The best solution requires a lot of math. In short, we proved a closed form for if there were an even or odd number of items in the array; once that was determined, we applied the closed form for the given case.

See the full details:

Some proofs to start (this may seem silly, but it is important):

Proof (by induction) that the sum of the first $n$ odd numbers is $n^2$.

First, we let $a_n = 1 + 3 + 5 + ... + (2n - 1)$ be the sum of the first $n$ odd numbers. We assert that $a_n = n^2$. We know this is true for $n = 1$ (the base case); $a_1 = 1$. The value of $a_n$ can be recursively defined in terms of the previous value, $a_n = a_{n - 1} + (2n - 1)$. This definition shows that the current sum is equal to the previous sum plus the next odd number in the sequence. We use these definitions and assumption to prove the assumption is true for the next case. Let $k + 1$ represent the index of the next value in the sequence. This means that $a_{k + 1} = a_k + 2(k + 1) - 1$. If we substitute $a_k = k^2$ (our assertion), then $a_{k + 1} = k^2 + 2k + 2 - 1 = k^2 + 2k + 1 = (k + 1)^2$, which is the same as the initial assumption in the $k + 1$ case.

Proof that the sum of the first $n$ even numbers is $n(n + 1)$.

This can be proven in a similar way as before. Let $a_n = 2 + 4 + ... + 2n$. We assert that $a_n = n(n + 1)$. This assertion is true for $n = 1$. We know the sum can be recursively defined as $a_n = a_{n - 1} + 2n$. Using this definition and our assertion for the next case, $a_{k + 1} = a_k + 2(k + 1) = k(k + 1) + 2(k + 1) = (k + 2) (k + 1)$ which is the same as the initial assumption for the $k + 1$ case.

The average value of the array:

By the definitions of the array values in the problem, the array of length $n$ is the first $n$ odd numbers. This means that the sum of the numbers in the array is $n^2$ and the average value is $n$. Because the "operation" adds one and subtracts one at each step, the total value (and therefore average) does not change. This means that if the conditions of problem are met - all values are the same - then all values must equal the initial average value at the end.

The first few arrays:

The method displayed in the example is the optimal way to bring all values down to the average. Each value's mirroring counterpart is equidistant from the average in the opposite operation. The first few cases are displayed below, +x refers to the number of add operations that need to be applied while -y refers to the total number of subtractions. Notice that the +/- pairs mirror each other.

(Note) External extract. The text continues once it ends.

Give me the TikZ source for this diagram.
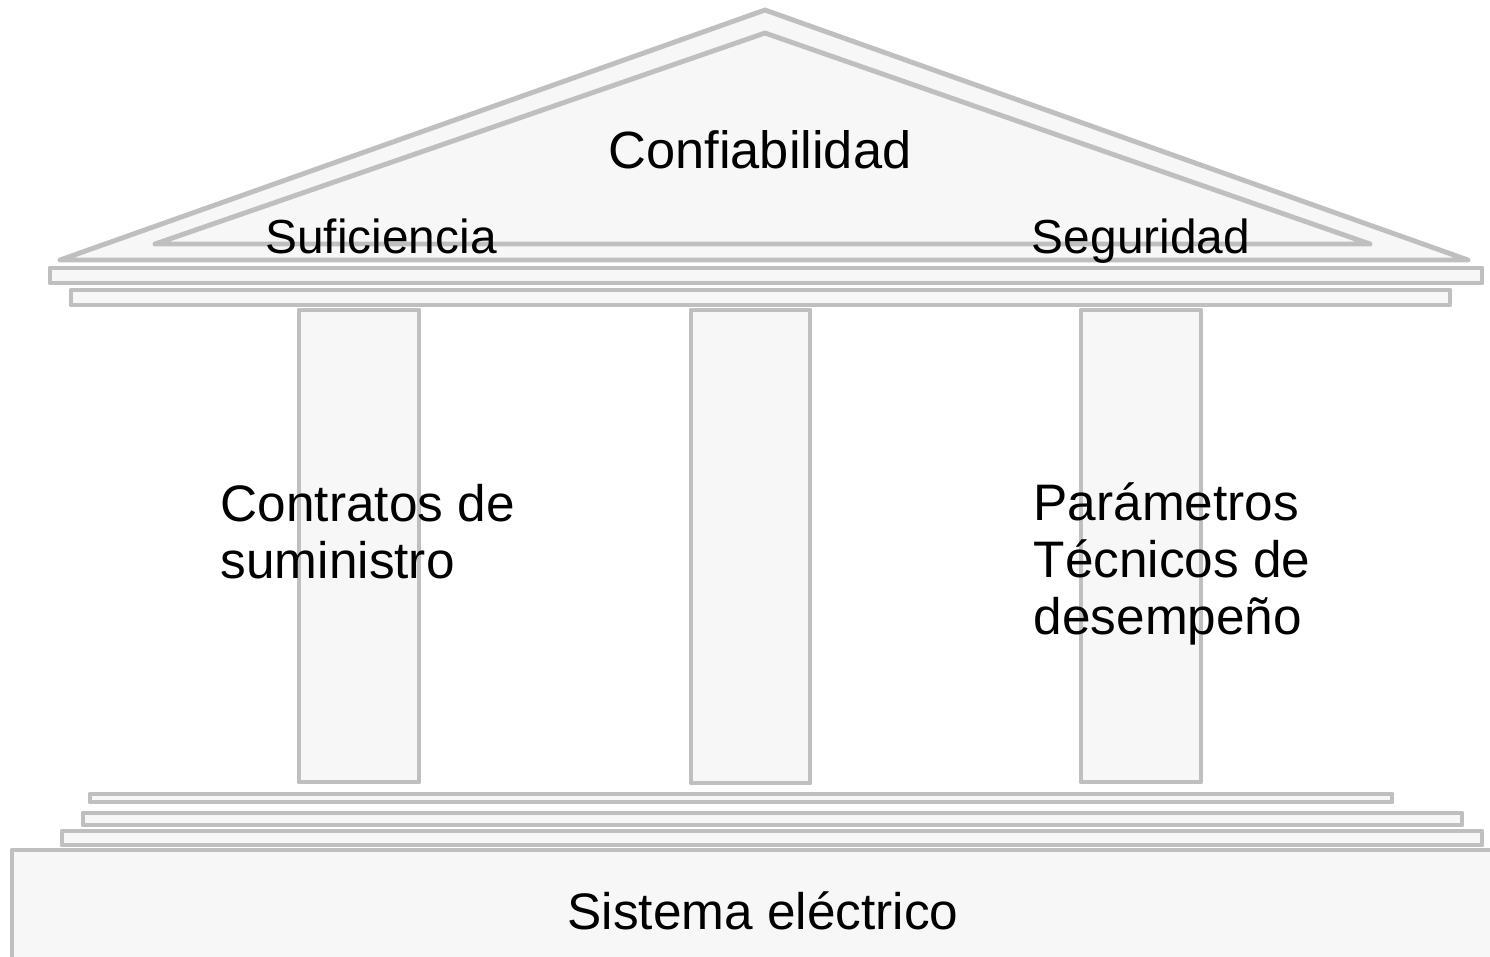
\documentclass[tikz,border=0pt]{standalone}
\usepackage{fontspec}
\setmainfont{Liberation Sans}
\begin{document}
\begin{tikzpicture}[x=0.01cm, y=-0.01cm]
\tikzset{piedra/.style={draw=black!25, line width=1.4pt, fill=black!3, line join=round}}
\tikzset{rotulo/.style={font=\fontsize{14.6}{16.2}\selectfont, inner sep=0pt}}
\tikzset{rotulochico/.style={font=\fontsize{13.6}{16.2}\selectfont, inner sep=0pt, anchor=base}}
\useasboundingbox (0,0) rectangle (1490,956);
% techo
\draw[piedra] (60,260) -- (765,10) -- (1468,260) -- cycle;
\draw[piedra] (155,244) -- (765,33) -- (1370,244) -- cycle;
\draw[piedra] (50,268) rectangle (1482,283);
\draw[piedra] (71,290) rectangle (1450,305);
% columnas
\draw[piedra] (299,310) rectangle (419,782);
\draw[piedra] (691,310) rectangle (810,783);
\draw[piedra] (1081,310) rectangle (1201,782);
% base
\draw[piedra] (90,794) rectangle (1392,802);
\draw[piedra] (83,813) rectangle (1462,825);
\draw[piedra] (62,831) rectangle (1482,845);
\draw[piedra] (12,850) rectangle (1530,1000);
% textos
\node[rotulo, anchor=base, font=\fontsize{14.9}{16.2}\selectfont] (conf) at (760,168) {Confiabilidad};
\node[rotulochico] (sufi) at (381,253) {Suficiencia};
\node[rotulochico] (segu) at (1141,253) {Seguridad};
\node[rotulo, anchor=west, align=left] (cont) at (220,532) {Contratos de\\suministro};
\node[rotulo, anchor=west, align=left] (para) at (1033,564) {Parámetros\\Técnicos de\\desempeño};
\node[rotulo, anchor=base] (sist) at (763,929) {Sistema eléctrico};
\end{tikzpicture}
\end{document}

n | array                           | minOp
--+---------------------------------+-------
1 | [ 1 ]                           | 0
  |                                 |
--+---------------------------------+-------
2 | [ 1   3 ]                       | 1
  |  +1  -1                         |
--+---------------------------------+-------
3 | [ 1   3   5 ]                   | 2
  |  +2      -2                     |
--+---------------------------------+-------
4 | [ 1   3   5   7 ]               | 4
  |  +3  +1  -1  -3                 |
--+---------------------------------+-------
5 | [ 1   3   5   7   9 ]           | 6
  |  +4  +2      -2  -4             |
--+---------------------------------+-------
6 | [ 1   3   5   7   9   11 ]      | 9
  |  +5  +3  +1  -1  -3  -5         |
--+---------------------------------+-------
7 | [ 1   3   5   7   9   11   13 ] | 12
  |  +6  +4  +2      -2  -4   -6    |

When the $n$ value is even, the minOp is the sum of the first $n/2$ odd numbers. When the $n$ value is odd, the minOp is the sum of the first $(n - 1) / 2$ even numbers. Since we know these sums from earlier, the problem becomes almost trivial.

int half = n / 2; // integer division
if (n % 2 == 0)
    return half * half;
else
    return half * (half + 1);

The Jump Game Saga

All of these deserve to be grouped together. These were a load of fun to work along with some friends from work.

LeetCode 55 - Jump Game

Our solution starts at the end of the array and looks for the next zero (the next "obstacle" to jump over). Once we get there, we spawn a pointer just left of the zero to look for the nearest position which can jump the zero. After this position is found, we set zeroPointer to the last jumpable position and keep moving to the end. If zeroPointer makes it to the start of the array, then the array is jumpable. If the pointer looking for the next jumpable point falls off the array, then it is not jumpable.

LeetCode 45 - Jump Game II

Our solution uses a similar approach as the first game. We start off from where we want to go and dispatch a pointer to find the farthest left position where we can get there. Since making it to the end is assured, we can afford this lax approach to finding the optimal path to the end.

LeetCode 1306 - Jump Game III

My solution is a fun recursive solution. Since all the entries of arr are non-negative, I made them -1 if they were already visited. Base cases are if the value at index are zero or less than zero, otherwise I send the jumper left and right. Because each entry can only be visited one time before a decision is made and the recursion completes, this solution has $O(n)$ time and space complexity.